Oh Lost
I've just read your updated posts and I'm open-mouthed in horror. Not so much at what you've discovered re the porn and the continuing contact - par for the course as far as I'm concerned. Not to trivialise that but if he needs the "thrill" an ow gives him, then he needs the mental stimulation of porn for those times when neither you nor ow(s) will provide that thrill.
It's his behaviour that's shocked me. Sorry to rant but how dare he put his hands on you again. How dare he - he's the one so obviously in the wrong and you're the one who's trying so desperately to keep your family together. His misplaced anger is part of the "script" but his aggressive behaviour towards you is most definitely not. Please please don't go on holiday with him - you'll be in a confined space away from all you are familiar with and I have this gut feeling he will use it to his advantage to corner you into not only believing his shyte but accepting that you are strictly on a "need to know" basis and no more.
I know you want to do it for the DC - believe me, I know that feeling that it must be worth some hard work to try to fix this. But this is more than hard work. You're sick with the stress of it and he's doing nothing to make that go away - nothing. He's trying to bully you into accepting his idea of marriage and it seems to me that that goes against the grain of everything you believe in. After all, it's only a few short weeks ago that you were in a bubble of happiness where you believed that you had your soul-mate and you could trust him with your life. You don't want this - you mustn't stop fighting for yourself and your own peace of mind. But I am worried what will happen when he eventually realises that he can't bully you into submission.

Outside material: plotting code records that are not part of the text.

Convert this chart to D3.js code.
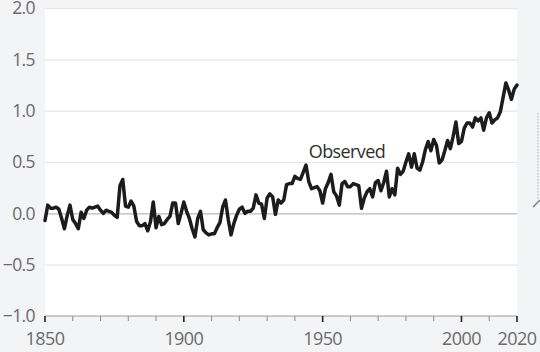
<!DOCTYPE html>
<html lang="en">
<head>
  <meta charset="UTF-8">
  <title>Observed temperature change</title>
  <script src="https://d3js.org/d3.v7.min.js"></script>
  <style>
    body { margin: 0; background: #f3f4f6; }
    text { font-family: "Open Sans", "Noto Sans", sans-serif; letter-spacing: -0.6px; }
  </style>
</head>
<body>
<script>
  // annual values, 1850..2020
  const startYear = 1850;
  const observed = [
    -0.07, 0.08, 0.05, 0.05, 0.06, 0.04, -0.05, -0.15, -0.02, 0.08,   // 1850s
    -0.06, -0.10, -0.15, 0.01, -0.05, 0.03, 0.06, 0.05, 0.06, 0.07,   // 1860s
    0.03, 0.00, 0.03, 0.02, 0.01, -0.02, -0.04, 0.27, 0.33, 0.07,     // 1870s
    0.06, 0.12, 0.07, -0.08, -0.12, -0.12, -0.10, -0.17, -0.08, 0.11, // 1880s
    -0.14, -0.03, -0.11, -0.10, -0.06, -0.03, 0.10, 0.10, -0.10, 0.00, // 1890s
    0.11, 0.02, -0.05, -0.15, -0.23, -0.05, 0.02, -0.16, -0.19, -0.21, // 1900s
    -0.20, -0.20, -0.14, -0.09, 0.06, 0.13, -0.06, -0.21, -0.10, -0.02, // 1910s
    0.04, 0.06, 0.00, 0.02, 0.02, 0.05, 0.18, 0.10, 0.09, -0.05,      // 1920s
    0.15, 0.19, 0.16, -0.01, 0.13, 0.10, 0.13, 0.28, 0.29, 0.29,      // 1930s
    0.36, 0.34, 0.33, 0.40, 0.47, 0.31, 0.24, 0.25, 0.26, 0.22,       // 1940s
    0.10, 0.24, 0.30, 0.38, 0.21, 0.17, 0.08, 0.29, 0.31, 0.26,       // 1950s
    0.26, 0.29, 0.28, 0.27, 0.05, 0.15, 0.21, 0.24, 0.16, 0.30,       // 1960s
    0.32, 0.22, 0.30, 0.41, 0.16, 0.24, 0.18, 0.44, 0.38, 0.41,       // 1970s
    0.50, 0.58, 0.45, 0.58, 0.44, 0.42, 0.50, 0.62, 0.70, 0.61,       // 1980s
    0.72, 0.66, 0.49, 0.52, 0.61, 0.71, 0.63, 0.75, 0.89, 0.68,       // 1990s
    0.70, 0.83, 0.88, 0.88, 0.84, 0.93, 0.90, 0.93, 0.81, 0.93,       // 2000s
    0.98, 0.88, 0.91, 0.93, 0.99, 1.13, 1.27, 1.20, 1.11, 1.21,       // 2010s
    1.25                                                              // 2020
  ];
  const yTicks = [-1.0, -0.5, 0.0, 0.5, 1.0, 1.5, 2.0];
  const xLabels = [1850, 1900, 1950, 2000, 2020];
  const seriesLabel = "Observed";

  const data = observed.map((v, i) => ({ year: startYear + i, value: v }));

  const width = 540, height = 352;
  const margin = { top: 8, right: 23, bottom: 36, left: 45 };

  const svg = d3.select("body").append("svg")
    .attr("width", width)
    .attr("height", height);

  const x = d3.scaleLinear()
    .domain([1850, 2020])
    .range([margin.left, width - margin.right]);

  const y = d3.scaleLinear()
    .domain([-1, 2])
    .range([height - margin.bottom, margin.top]);

  // white plot area
  svg.append("rect")
    .attr("x", x(1850))
    .attr("y", y(2))
    .attr("width", x(2020) - x(1850))
    .attr("height", y(-1) - y(2))
    .attr("fill", "#fff");

  // horizontal gridlines
  svg.append("g")
    .selectAll("line")
    .data(yTicks.filter(d => d > -1))
    .join("line")
    .attr("x1", x(1850))
    .attr("x2", x(2020))
    .attr("y1", d => y(d) + 0.5)
    .attr("y2", d => y(d) + 0.5)
    .attr("stroke", d => d === 0 ? "#b9b9b9" : "#e4e4e4")
    .attr("stroke-width", 1.2);

  // y labels
  const fmt = d => (d < 0 ? "\u2212" : "") + Math.abs(d).toFixed(1);
  svg.append("g")
    .selectAll("text")
    .data(yTicks)
    .join("text")
    .attr("x", 35)
    .attr("y", d => y(d))
    .attr("dy", "0.36em")
    .attr("text-anchor", "end")
    .attr("fill", "#6a6a6a")
    .style("font-size", "17.5px")
    .text(fmt);

  // bottom axis
  const xAxis = svg.append("g")
    .attr("transform", "translate(0," + y(-1) + ")");

  xAxis.append("line")
    .attr("x1", x(1850))
    .attr("x2", x(2020))
    .attr("stroke", "#9a9a9a")
    .attr("stroke-width", 1);

  xAxis.selectAll(".minor")
    .data(d3.range(1850, 2021, 10))
    .join("line")
    .attr("class", "minor")
    .attr("x1", d => x(d))
    .attr("x2", d => x(d))
    .attr("y1", 0)
    .attr("y2", d => xLabels.includes(d) ? 6 : 5)
    .attr("stroke", d => xLabels.includes(d) ? "#222" : "#8a8a8a")
    .attr("stroke-width", d => xLabels.includes(d) ? 1.6 : 1);

  xAxis.selectAll(".lbl")
    .data(xLabels)
    .join("text")
    .attr("class", "lbl")
    .attr("x", d => x(d))
    .attr("y", 29)
    .attr("text-anchor", "middle")
    .attr("fill", "#6a6a6a")
    .style("font-size", "18px")
    .text(d => d);

  // observed line
  const line = d3.line()
    .x(d => x(d.year))
    .y(d => y(d.value));

  svg.append("path")
    .datum(data)
    .attr("d", line)
    .attr("fill", "none")
    .attr("stroke", "#1c1c1c")
    .attr("stroke-width", 3.5)
    .attr("stroke-linejoin", "round")
    .attr("stroke-linecap", "round");

  svg.append("text")
    .attr("x", x(1945))
    .attr("y", 158)
    .attr("fill", "#2e2e2e")
    .style("font-size", "18px")
    .text(seriesLabel);

  // cut-off decoration from the neighbouring panel
  svg.append("line")
    .attr("x1", 538).attr("x2", 538)
    .attr("y1", 113).attr("y2", 200)
    .attr("stroke", "#cfcfcf")
    .attr("stroke-width", 2)
    .attr("stroke-dasharray", "1.5,1.5");
  svg.append("line")
    .attr("x1", 533).attr("y1", 207)
    .attr("x2", 540).attr("y2", 200)
    .attr("stroke", "#7a7a7a")
    .attr("stroke-width", 1.5);
</script>
</body>
</html>
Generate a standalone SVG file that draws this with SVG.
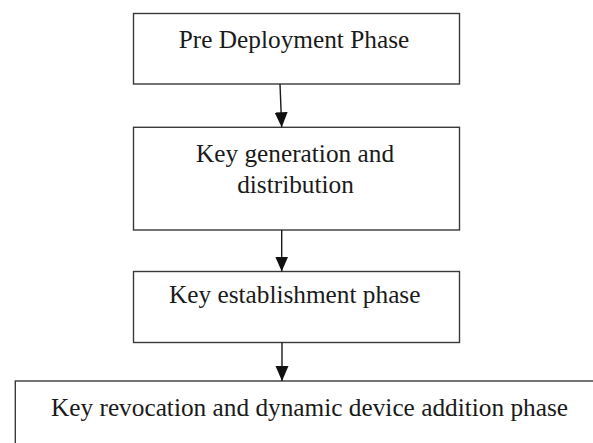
<svg xmlns="http://www.w3.org/2000/svg" width="593" height="443" viewBox="0 0 593 443">
<style>
.box{fill:#fff;stroke:#3a3a3a;stroke-width:1.4}
.t{font-family:"Liberation Serif","Times New Roman",serif;font-size:25.3px;fill:#1a1a1a;text-anchor:middle}
.c{stroke:#1a1a1a;stroke-width:1.4;fill:none}
</style>
<defs>
<marker id="ah" markerUnits="userSpaceOnUse" markerWidth="16" markerHeight="16" refX="15" refY="6.5" orient="auto">
<path d="M0,0 L15,6.5 L0,13 Z" fill="#111"/>
</marker>
</defs>
<rect width="593" height="443" fill="#fff"/>
<g id="n1"><rect class="box" x="133.5" y="13.5" width="326" height="70.5"/><text class="t" x="294" y="47.7">Pre Deployment Phase</text></g>
<g id="n2"><rect class="box" x="133.5" y="127.3" width="326" height="102.7"/><text class="t" x="295" y="161.7">Key generation and</text><text class="t" x="295.5" y="192.7">distribution</text></g>
<g id="n3"><rect class="box" x="133.5" y="271.5" width="326" height="71"/><text class="t" x="294.7" y="303.3">Key establishment phase</text></g>
<g id="n4"><rect class="box" x="15.3" y="381" width="600" height="80"/><text class="t" x="309.5" y="415.5">Key revocation and dynamic device addition phase</text></g>
<g id="connectors">
<line class="c" x1="280" y1="84" x2="281.7" y2="127.3" marker-end="url(#ah)"/>
<line class="c" x1="281.7" y1="230" x2="281.7" y2="271.5" marker-end="url(#ah)"/>
<line class="c" x1="282" y1="342.5" x2="282" y2="381" marker-end="url(#ah)"/>
</g>
</svg>
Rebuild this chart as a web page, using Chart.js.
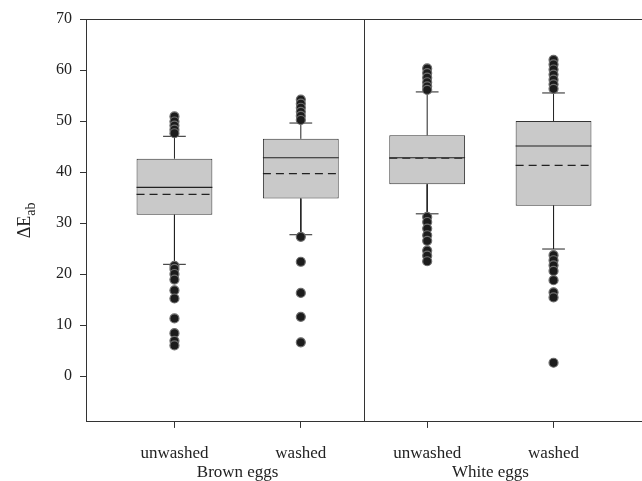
<!DOCTYPE html>
<html>
<head>
<meta charset="utf-8">
<script src="https://cdn.jsdelivr.net/npm/chart.js@4.4.0/dist/chart.umd.min.js"></script>
<style>
  html, body { margin: 0; padding: 0; background: #fff; overflow: hidden; }
  #wrap { width: 642px; height: 481px; }
  canvas { display: block; }
</style>
</head>
<body>
<div id="wrap"><canvas id="myChart" width="642" height="481"></canvas></div>
<script>
// box plot values (Delta E_ab)
var groups = ['unwashed', 'washed', 'unwashed', 'washed'];
var eggTypes = ['Brown eggs', 'White eggs'];
var yTicks = [0, 10, 20, 30, 40, 50, 60, 70];

var q1 = [31.6, 34.8, 37.6, 33.4];
var q3 = [42.6, 46.5, 47.2, 50.0];
var medians = [37.0, 42.8, 42.8, 45.1];
var means = [35.6, 39.7, 42.7, 41.3];
var whiskerLow = [21.9, 27.7, 31.8, 24.9];
var whiskerHigh = [47.0, 49.6, 55.7, 55.5];

var outliersBrownUnwashed = [50.9, 49.9, 49.1, 48.3, 47.6, 21.6, 21.0, 20.0, 18.9, 16.8, 15.2, 11.3, 8.4, 6.9, 6.0];
var outliersBrownWashed = [54.2, 53.4, 52.6, 51.8, 51.0, 50.2, 27.3, 22.4, 16.3, 11.6, 6.6];
var outliersWhiteUnwashed = [60.3, 59.4, 58.5, 57.6, 56.8, 56.1, 31.2, 30.2, 28.9, 27.6, 26.5, 24.6, 23.6, 22.5];
var outliersWhiteWashed = [62.0, 61.1, 60.1, 59.1, 58.1, 57.2, 56.3, 23.7, 22.7, 21.7, 20.6, 18.8, 16.4, 15.4, 2.6];
var outliers = [outliersBrownUnwashed, outliersBrownWashed, outliersWhiteUnwashed, outliersWhiteWashed];

var FONT = "'Liberation Serif', 'DejaVu Serif', serif";
var INK = '#222';
var BOX_HALF = 0.3;
var CAP_HALF = 0.09;

// build the dataset points from the arrays above
var boxData = [];
var whiskerPts = [];
var medianPts = [];
var meanPts = [];
var outlierPts = [];
for (var i = 0; i < groups.length; i++) {
    var x = i + 1;
    boxData.push({x: x, y: [q1[i], q3[i]]});

    whiskerPts.push({x: x, y: q3[i]}, {x: x, y: whiskerHigh[i]}, {x: x, y: null});
    whiskerPts.push({x: x - CAP_HALF, y: whiskerHigh[i]}, {x: x + CAP_HALF, y: whiskerHigh[i]}, {x: x, y: null});
    whiskerPts.push({x: x, y: q1[i]}, {x: x, y: whiskerLow[i]}, {x: x, y: null});
    whiskerPts.push({x: x - CAP_HALF, y: whiskerLow[i]}, {x: x + CAP_HALF, y: whiskerLow[i]}, {x: x, y: null});

    medianPts.push({x: x - BOX_HALF, y: medians[i]}, {x: x + BOX_HALF, y: medians[i]}, {x: x, y: null});
    meanPts.push({x: x - BOX_HALF, y: means[i]}, {x: x + BOX_HALF, y: means[i]}, {x: x, y: null});

    for (var j = 0; j < outliers[i].length; j++) {
        outlierPts.push({x: x, y: outliers[i][j]});
    }
}

// x ticks: one per box, plus a label-only tick in the middle of each egg type
var xTicks = [];
var xLabels = {};
groups.forEach(function(g, k) {
    xTicks.push(k + 1);
    xLabels[k + 1] = g;
});
eggTypes.forEach(function(t, m) {
    var v = 1.5 + 2 * m;
    xTicks.push(v);
    xLabels[v] = ['', t];
});
xTicks.sort(function(a, b) { return a - b; });

// frame (top line + divider between egg types) and the y axis title with subscript
var framePlugin = {
    id: 'frame',
    afterDatasetsDraw: function(chart) {
        var ctx = chart.ctx;
        var a = chart.chartArea;
        var xs = chart.scales.x;
        ctx.save();
        ctx.strokeStyle = '#333';
        ctx.lineWidth = 1;
        ctx.beginPath();
        ctx.moveTo(a.left, a.top + 0.5);
        ctx.lineTo(chart.width, a.top + 0.5);
        var xd = Math.round(xs.getPixelForValue(2.5)) + 0.5;
        ctx.moveTo(xd, a.top);
        ctx.lineTo(xd, a.bottom);
        ctx.stroke();
        ctx.restore();
    },
    afterDraw: function(chart) {
        var ctx = chart.ctx;
        var a = chart.chartArea;
        ctx.save();
        ctx.translate(25, (a.top + a.bottom) / 2);
        ctx.rotate(-Math.PI / 2);
        ctx.fillStyle = INK;
        ctx.textBaseline = 'middle';
        ctx.font = '18px ' + FONT;
        var main = '\u0394E';
        var wMain = ctx.measureText(main).width;
        ctx.font = '14px ' + FONT;
        var wSub = ctx.measureText('ab').width;
        var start = -(wMain + wSub) / 2;
        ctx.font = '18px ' + FONT;
        ctx.textAlign = 'left';
        ctx.fillText(main, start, 0);
        ctx.font = '14px ' + FONT;
        ctx.fillText('ab', start + wMain, 6);
        ctx.restore();
    }
};

var ctx = document.getElementById('myChart').getContext('2d');
var myChart = new Chart(ctx, {
    data: {
        datasets: [
            {
                type: 'scatter',
                label: 'outliers',
                data: outlierPts,
                pointRadius: 4.5,
                backgroundColor: '#1c1c1c',
                borderColor: '#6e6e6e',
                borderWidth: 1.2,
                order: 1
            },
            {
                type: 'line',
                label: 'whiskers',
                data: whiskerPts,
                borderColor: INK,
                borderWidth: 1,
                pointRadius: 0,
                spanGaps: false,
                fill: false,
                order: 2
            },
            {
                type: 'line',
                label: 'median',
                data: medianPts,
                borderColor: INK,
                borderWidth: 1.2,
                pointRadius: 0,
                spanGaps: false,
                fill: false,
                order: 2
            },
            {
                type: 'line',
                label: 'mean',
                data: meanPts,
                borderColor: INK,
                borderWidth: 1.2,
                borderDash: [8, 5],
                pointRadius: 0,
                spanGaps: false,
                fill: false,
                order: 2
            },
            {
                type: 'bar',
                label: 'box',
                data: boxData,
                backgroundColor: '#c9c9c9',
                borderColor: '#333',
                borderWidth: 1,
                borderSkipped: false,
                // tick spacing is half a unit (label-only ticks), so 1.2 gives a 0.6 unit box
                barPercentage: 1.2,
                categoryPercentage: 1.0,
                order: 3
            }
        ]
    },
    options: {
        responsive: false,
        animation: false,
        layout: {
            autoPadding: false,
            padding: {left: 48, top: 19, right: 0, bottom: -17}
        },
        plugins: {
            legend: {display: false},
            tooltip: {enabled: false}
        },
        scales: {
            x: {
                type: 'linear',
                position: 'bottom',
                offset: false,
                min: 0.3,
                max: 4.7,
                afterBuildTicks: function(scale) {
                    scale.ticks = xTicks.map(function(v) { return {value: v}; });
                },
                // plot frame runs to the right edge of the picture
                afterFit: function(scale) {
                    scale.paddingRight = 0;
                },
                ticks: {
                    autoSkip: false,
                    maxRotation: 0,
                    padding: 16,
                    color: INK,
                    font: {family: FONT, size: 17, lineHeight: 1.12},
                    callback: function(v) { return xLabels[v]; }
                },
                grid: {
                    offset: false,
                    drawOnChartArea: false,
                    drawTicks: true,
                    tickLength: 6,
                    tickColor: function(c) {
                        return (c.tick && c.tick.value % 1 === 0) ? '#333' : 'rgba(0,0,0,0)';
                    }
                },
                border: {display: true, color: '#333', width: 1}
            },
            y: {
                type: 'linear',
                position: 'left',
                min: -9,
                max: 70,
                afterBuildTicks: function(scale) {
                    scale.ticks = yTicks.map(function(v) { return {value: v}; });
                },
                afterFit: function(scale) {
                    scale.paddingRight = 0;
                },
                ticks: {
                    padding: 8,
                    color: INK,
                    font: {family: FONT, size: 16}
                },
                grid: {drawOnChartArea: false, drawTicks: true, tickLength: 6, color: '#333'},
                border: {display: true, color: '#333', width: 1}
            }
        }
    },
    plugins: [framePlugin]
});
</script>
</body>
</html>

Lost - you must take certain steps. Even if you can salvage your relationship, you will only make him take you seriously if you take steps to end this awful awful situation he is putting you and the kids in.
Firstly, you must put together an overnight bag with some of yours and the kids things in there and keep it at your Mum's. Put the birth certificates, passports, red books along with a change of clothes (nappies, formula, spare bottle etc) for all of you and keep it there.
Secondly, make an appointment to see a family solicitor. Don't be scared of your current financial situation - solicitors have seen worse believe me. Make sure you put aside your latest mortgage statement, latest bank statement, marriage certificate and any docs re: child benefit and tax credits. If you can find it a copy of his latest accounts and/or tax return as well as any pension and savings docs in either of your names.
Thirdly, consider reporting him. Even if you ring the local domestic violence unit and explain that you'd like to log an incident and for them to put a red flag on your address in case you need to make an urgent phonecall. I know this is the one piece of advice you won't want to follow. I know that. But you must take it seriously otherwise he will not and he will keep on pushing and pushing until you can't control him. He put his hands on you in front of your children - on multiple occasions. Show him you mean business.
Lost my lovey - please please look after yourself. I'm so glad that you've decided to ask your Mum to come. You sound as if you're trying to deal with this alone and you shouldn't. You can't. Your body is buckling under the stress of it all and your relationship with your children is suffering. You can't shield them from your husband's stupidity. That's his job, not yours. All you can do is make yourself a safe environment where your physical and mental health aren't pushed to their limits on a daily basis. Stop trying to save him - he's a big boy and he has to live with the consequences of his actions. Save yourself darling.
On a slightly lighter note (!) I remember your mentioning down-thread that his first wife was a nightmare. Was she really? Do you know this for sure or was it reported second hand via him? I'd put money on him being bitter and twisted about his first wife waking up to the fact that he was a wanker. It could be that she wasn't quite so nice about it when she found him out [pathetic attempt at humour I know!]